Last summer, my beloved grandmother passed away while I was away in Europe finishing up a 3.5 week trip abroad. She was 91 years old, and I didn’t even think she was that sick. Looking back in retrospect, it was rather naive to assume that I had years and years left with her. But while on a somewhat raucous London night out with my sister and my cousin (don’t tell my mom), I got a call from my mom saying that she had passed away. This was an immense shock to me, and I was in a terrible environment to be receiving this news. I knew she wasn’t doing well, but no one told me that she was doing that bad. I wanted to fly home, but everyone said we should stay.
I disagreed until I remembered this: when I was little, she bought this really beautiful globe and all of the countries were made out of different stones. We used to look at that globe everyday when I was little and talk about all the places that we would go. I stayed on that trip because of that. I had to stay through the rest of my trip to honor that memory, and I’m really glad that I did.
Her funeral was the day after we flew home from London about a week later. Those two days were in the "Top 10 Worse Days of My Life." The day we flew home was terrible for a billion reasons like cancelled flights and annoying people seated next to me, but the actual day of her funeral was so much worse than the burden of traveling. Even on the day traveling home, I knew it would be worse as I sat for six hours in the Chicago airport. When I was sitting there, I noticed that the gate next to me was heading to Edinburgh, Scotland (favorite city of my trip) and all I wanted was to go through that gate and forget what was happening in my real life.
Last week, she would have been 92. I think because I was gone when she took a turn for the worse that I’ve had trouble processing her death. It will be a year in July and I still haven't fully gotten over everything that happened. I think only time will heal this wound.
Being the youngest of the grandchildren by a lot of years, I always felt that we shared a special bond. She was so much more than just a grandmother to me. She knew me as well as my parents and spent probably just as much time with me. Pretty much everyday after school, I would go to her house and do homework even when I was in high school. When I was busy as a junior and senior, I still managed to spend a couple of afternoons a week with her. Then I went to college and I saw less of her, but I thought of her often. I even called her when I knew I wouldn't be home for a while. A weekend home from college always included a visit to Maw Maw’s, and now suddenly, it doesn’t.
Now, I will give any reason to not go into that house. It’s really weird to go into your grandparent’s house and not see them there. It’s somewhat unsettling and it's just really strange. To see dust settled, the fridge empty, and the TV, the air conditioner, and the lights off.

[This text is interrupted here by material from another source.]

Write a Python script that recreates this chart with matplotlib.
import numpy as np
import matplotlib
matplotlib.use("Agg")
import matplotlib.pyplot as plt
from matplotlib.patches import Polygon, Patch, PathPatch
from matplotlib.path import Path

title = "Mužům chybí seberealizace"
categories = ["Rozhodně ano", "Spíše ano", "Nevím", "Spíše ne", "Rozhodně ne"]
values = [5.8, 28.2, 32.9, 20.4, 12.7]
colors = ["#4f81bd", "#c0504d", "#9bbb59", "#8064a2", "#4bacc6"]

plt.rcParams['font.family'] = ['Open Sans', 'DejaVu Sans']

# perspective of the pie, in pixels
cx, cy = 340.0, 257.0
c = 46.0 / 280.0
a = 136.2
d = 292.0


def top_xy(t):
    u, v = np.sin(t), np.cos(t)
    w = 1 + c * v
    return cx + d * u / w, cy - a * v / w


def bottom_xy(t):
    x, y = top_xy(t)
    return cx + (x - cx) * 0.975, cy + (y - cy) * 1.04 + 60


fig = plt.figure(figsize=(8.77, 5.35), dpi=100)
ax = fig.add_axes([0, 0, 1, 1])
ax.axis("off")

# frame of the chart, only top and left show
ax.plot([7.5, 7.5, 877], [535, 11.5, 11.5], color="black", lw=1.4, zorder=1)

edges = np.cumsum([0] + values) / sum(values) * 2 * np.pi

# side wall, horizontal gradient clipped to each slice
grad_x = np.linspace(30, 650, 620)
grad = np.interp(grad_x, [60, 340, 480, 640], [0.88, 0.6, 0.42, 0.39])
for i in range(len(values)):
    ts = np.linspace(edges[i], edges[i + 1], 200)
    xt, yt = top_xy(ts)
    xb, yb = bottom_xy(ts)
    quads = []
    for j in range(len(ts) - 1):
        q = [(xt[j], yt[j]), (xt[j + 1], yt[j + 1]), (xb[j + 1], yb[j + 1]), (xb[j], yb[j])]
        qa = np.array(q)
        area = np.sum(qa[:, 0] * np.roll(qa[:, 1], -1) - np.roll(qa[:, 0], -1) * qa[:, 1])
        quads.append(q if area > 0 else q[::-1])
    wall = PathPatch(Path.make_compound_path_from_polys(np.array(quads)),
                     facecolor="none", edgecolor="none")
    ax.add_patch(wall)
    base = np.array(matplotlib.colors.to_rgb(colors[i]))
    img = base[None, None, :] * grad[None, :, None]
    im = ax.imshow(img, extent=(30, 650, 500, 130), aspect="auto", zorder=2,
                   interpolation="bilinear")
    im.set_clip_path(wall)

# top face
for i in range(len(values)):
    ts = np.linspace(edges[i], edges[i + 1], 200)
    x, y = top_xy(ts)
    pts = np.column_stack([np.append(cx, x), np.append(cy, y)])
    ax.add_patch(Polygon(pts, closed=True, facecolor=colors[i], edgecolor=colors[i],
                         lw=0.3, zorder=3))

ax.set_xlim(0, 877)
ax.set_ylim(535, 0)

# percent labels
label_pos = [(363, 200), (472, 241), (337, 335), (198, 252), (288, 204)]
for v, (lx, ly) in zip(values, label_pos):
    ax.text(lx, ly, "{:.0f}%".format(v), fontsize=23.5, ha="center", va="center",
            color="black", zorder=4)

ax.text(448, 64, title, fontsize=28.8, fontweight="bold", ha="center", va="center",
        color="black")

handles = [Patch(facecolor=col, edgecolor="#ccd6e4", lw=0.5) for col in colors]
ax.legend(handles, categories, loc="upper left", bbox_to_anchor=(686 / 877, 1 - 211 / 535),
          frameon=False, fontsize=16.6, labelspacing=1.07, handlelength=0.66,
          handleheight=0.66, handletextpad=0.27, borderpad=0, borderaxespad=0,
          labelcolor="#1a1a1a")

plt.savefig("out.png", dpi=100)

When my grandmother died, I was/am officially grandparent-less. I spent my whole life being grandfather-less, but now, I have no grandparents at all. And it sucks. When you have no more grandparents left, it’s like the childhood chapter of your life officially closes and you’re really becoming an adult now. A year into this journey of try to be an adult, I don’t like it, but that’s another story.
So, I have a proposition for those of you reading this: hold on to your grandparents tight. Love them and visit them and cherish them. There are so many things I wish I could've asked my Maw Maw about and learned from her. I wish she could've taught me about quilting and crocheting and that I could've talked to her more about her time in high school since we went to the all-girls Catholic school and talked to her about all of the amazing historical events that she lived through in her 91 years. I wish we had more time, and I will always wish that. And if you have more time with your grandparents, don’t take that for granted.
And to my Maw Maw, I love you so much and I miss you everyday. Thank you for always being the best babysitter. Thank you for letting me eat M&Ms and Fruit Loops for breakfast as a 5 year old because “that’s what she wanted” as you told my mom. Thank you for keeping that 60-plus page scrapbook of my life. I just wish you were here now to see all the amazing things I’ve done and gotten to put in it since you’ve been gone. Thank you for inspiring me with your love and your faith in God and your devotion to Catholicism. Most of all, thank you for playing such a big role in my life and for being the greatest grandma who has ever lived. I mean, who else can say that their grandma used to wear a shirt that said “Squirrels Gone Wild” featuring squirrels in bikinis?